WHAT YOU HAVE TO DO: Leave out all pictures. Return exactly the lines from the top of the material through the line containing "plt.rcParams['font.family'] = ['Roboto', 'DejaVu".

== MATERIAL PROVIDED ==

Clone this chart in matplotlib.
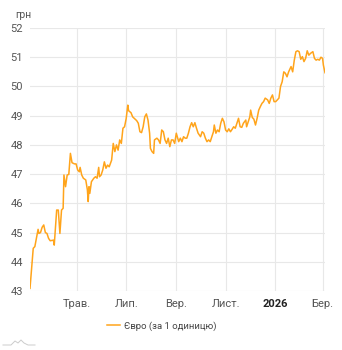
import numpy as np
import pandas as pd
import matplotlib
matplotlib.use("Agg")
import matplotlib.pyplot as plt
from matplotlib.lines import Line2D

plt.rcParams['font.family'] = ['Roboto', 'DejaVu Sans']

# Курс євро (грн за 1 EUR)
dates = [
    "2025-03-04", "2025-03-08", "2025-03-10", "2025-03-14", "2025-03-15", "2025-03-17",
    "2025-03-19", "2025-03-21", "2025-03-23", "2025-03-25", "2025-03-27", "2025-03-29",
    "2025-04-02", "2025-04-03", "2025-04-06", "2025-04-08", "2025-04-10", "2025-04-12",
    "2025-04-14", "2025-04-15", "2025-04-17", "2025-04-19", "2025-04-21", "2025-04-23",
    "2025-04-25", "2025-04-28", "2025-04-30", "2025-05-02", "2025-05-04", "2025-05-05",
    "2025-05-07", "2025-05-09", "2025-05-12", "2025-05-14", "2025-05-15", "2025-05-16",
    "2025-05-17", "2025-05-19", "2025-05-22", "2025-05-24", "2025-05-26", "2025-05-28",
    "2025-05-29", "2025-05-31", "2025-06-02", "2025-06-04", "2025-06-06", "2025-06-08",
    "2025-06-10", "2025-06-13", "2025-06-15", "2025-06-17", "2025-06-19", "2025-06-21",
    "2025-06-23", "2025-06-25", "2025-06-27", "2025-06-29", "2025-07-01", "2025-07-03",
    "2025-07-04", "2025-07-07", "2025-07-09", "2025-07-12", "2025-07-14", "2025-07-16",
    "2025-07-18", "2025-07-20", "2025-07-22", "2025-07-24", "2025-07-26", "2025-07-28",
    "2025-07-30", "2025-07-31", "2025-08-02", "2025-08-04", "2025-08-05", "2025-08-08",
    "2025-08-10", "2025-08-12", "2025-08-14", "2025-08-16", "2025-08-18", "2025-08-20",
    "2025-08-22", "2025-08-24", "2025-08-26", "2025-08-28", "2025-08-30", "2025-09-01",
    "2025-09-04", "2025-09-06", "2025-09-08", "2025-09-10", "2025-09-12", "2025-09-14",
    "2025-09-16", "2025-09-18", "2025-09-20", "2025-09-22", "2025-09-24", "2025-09-26",
    "2025-09-28", "2025-10-01", "2025-10-03", "2025-10-05", "2025-10-07", "2025-10-09",
    "2025-10-11", "2025-10-13", "2025-10-15", "2025-10-17", "2025-10-18", "2025-10-20",
    "2025-10-22", "2025-10-24", "2025-10-26", "2025-10-28", "2025-10-30", "2025-11-01",
    "2025-11-03", "2025-11-05", "2025-11-07", "2025-11-09", "2025-11-11", "2025-11-13",
    "2025-11-15", "2025-11-17", "2025-11-19", "2025-11-21", "2025-11-23", "2025-11-26",
    "2025-11-27", "2025-11-29", "2025-12-01", "2025-12-02", "2025-12-04", "2025-12-06",
    "2025-12-08", "2025-12-10", "2025-12-12", "2025-12-14", "2025-12-16", "2025-12-18",
    "2025-12-20", "2025-12-23", "2025-12-25", "2025-12-27", "2025-12-29", "2025-12-31",
    "2026-01-02", "2026-01-04", "2026-01-06", "2026-01-08", "2026-01-10", "2026-01-12",
    "2026-01-14", "2026-01-16", "2026-01-18", "2026-01-21", "2026-01-23", "2026-01-25",
    "2026-01-27", "2026-01-29", "2026-01-31", "2026-02-02", "2026-02-04", "2026-02-06",
    "2026-02-08", "2026-02-10", "2026-02-12", "2026-02-14", "2026-02-17", "2026-02-19",
    "2026-02-21", "2026-02-23", "2026-02-25", "2026-02-27", "2026-03-01", "2026-03-02",
    "2026-03-04",
]
euro = [
    43.09, 44.46, 44.52, 45.11, 44.97, 45.00,
    45.18, 45.26, 45.00, 44.97, 44.80, 44.72,
    44.74, 44.57, 45.77, 45.77, 44.97, 45.77,
    45.83, 46.97, 46.57, 46.97, 46.99, 47.71,
    47.39, 47.35, 47.35, 47.14, 47.08, 47.23,
    46.97, 46.86, 46.80, 46.46, 46.06, 46.57,
    46.34, 46.74, 46.86, 46.91, 46.86, 47.23,
    46.91, 46.97, 47.14, 47.42, 47.20, 47.31,
    47.25, 47.48, 48.05, 47.77, 48.00, 47.82,
    48.17, 48.05, 48.57, 48.62, 48.90, 49.36,
    49.17, 49.10, 48.96, 48.88, 48.83, 48.74,
    48.45, 48.42, 48.62, 48.96, 49.06, 48.85,
    48.40, 47.88, 47.77, 47.71, 48.17, 48.23,
    48.17, 48.05, 48.51, 48.45, 48.17, 48.05,
    48.23, 47.94, 48.17, 48.17, 48.05, 48.40,
    48.11, 48.23, 48.11, 48.28, 48.23, 48.23,
    48.40, 48.62, 48.76, 48.62, 48.76, 48.57,
    48.40, 48.28, 48.45, 48.40, 48.23, 48.11,
    48.17, 48.11, 48.28, 48.45, 48.68, 48.40,
    48.51, 48.45, 48.74, 48.91, 48.79, 48.51,
    48.45, 48.55, 48.45, 48.53, 48.62, 48.57,
    48.74, 48.91, 48.62, 48.60, 48.74, 48.85,
    48.62, 48.79, 48.96, 49.19, 48.94, 48.88,
    48.68, 48.91, 49.19, 49.31, 49.42, 49.48,
    49.60, 49.54, 49.42, 49.60, 49.71, 49.48,
    49.48, 49.54, 49.60, 50.00, 50.16, 50.50,
    50.45, 50.33, 50.50, 50.68, 50.50, 50.90,
    51.19, 51.22, 51.19, 50.93, 51.02, 50.85,
    50.96, 51.22, 51.07, 51.13, 51.19, 50.96,
    50.90, 50.93, 50.90, 51.00, 50.96, 50.73,
    50.47,
]

y_ticks = [43, 44, 45, 46, 47, 48, 49, 50, 51, 52]
x_tick_dates = ["2025-05-01", "2025-07-01", "2025-09-01", "2025-11-01", "2026-01-01", "2026-03-01"]
x_tick_labels = ["Трав.", "Лип.", "Вер.", "Лист.", "2026", "Бер."]

df = pd.DataFrame({'date': pd.to_datetime(dates), 'euro': euro})

fig = plt.figure(figsize=(3.42, 3.50), dpi=100)
ax = fig.add_axes([30 / 342, 1 - 291 / 350, 295 / 342, 263 / 350])

ax.plot(df['date'], df['euro'], color='#FFA41B', lw=1.1, label='Євро (за 1 одиницю)')

ax.set_xlim(df['date'].iloc[0], df['date'].iloc[-1])
ax.set_ylim(43, 52)
ax.set_yticks(y_ticks)
ax.set_xticks(pd.to_datetime(x_tick_dates))
ax.set_xticklabels(x_tick_labels)

ax.grid(True, color='#e8e8e8', lw=0.8)
ax.set_axisbelow(True)
for s in ax.spines.values():
    s.set_visible(False)
ax.tick_params(length=0, labelsize=8, colors='#555555')
ax.tick_params(axis='x', pad=6)
ax.tick_params(axis='y', pad=5)
for lbl in ax.get_xticklabels():
    if lbl.get_text() == "2026":
        lbl.set_fontweight('bold')
        lbl.set_color('#222222')

fig.text(15 / 342, 1 - 15 / 350, "грн", fontsize=7.5, color='#555555', va='center', ha='left')

fig.legend(loc='center', bbox_to_anchor=(162 / 342, 1 - 326 / 350), frameon=False,
           fontsize=6.8, handlelength=1.3, handletextpad=0.5, labelcolor='#444444')

# маленький логотип знизу ліворуч
fig.add_artist(Line2D(np.array([3, 11, 15, 18, 21, 24, 28, 35]) / 342,
                      1 - np.array([345, 345, 341, 343, 340, 343, 345, 345]) / 350,
                      color='#cccccc', lw=0.7))

fig.savefig("out.png", dpi=100)
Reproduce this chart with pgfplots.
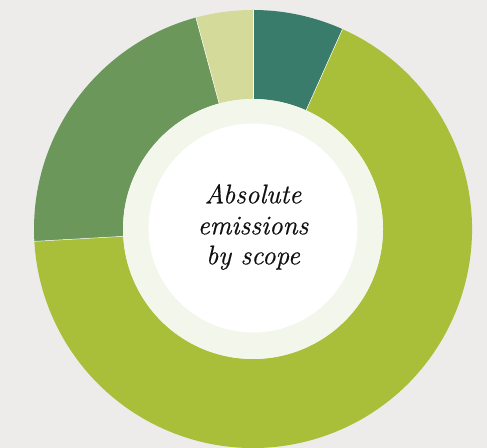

===

ANSWER TO THIS EXERCISE:
Clone this chart in matplotlib.
import numpy as np
import pandas as pd
import matplotlib
matplotlib.use("Agg")
import matplotlib.pyplot as plt
from matplotlib.lines import Line2D

plt.rcParams['font.family'] = ['Roboto', 'DejaVu Sans']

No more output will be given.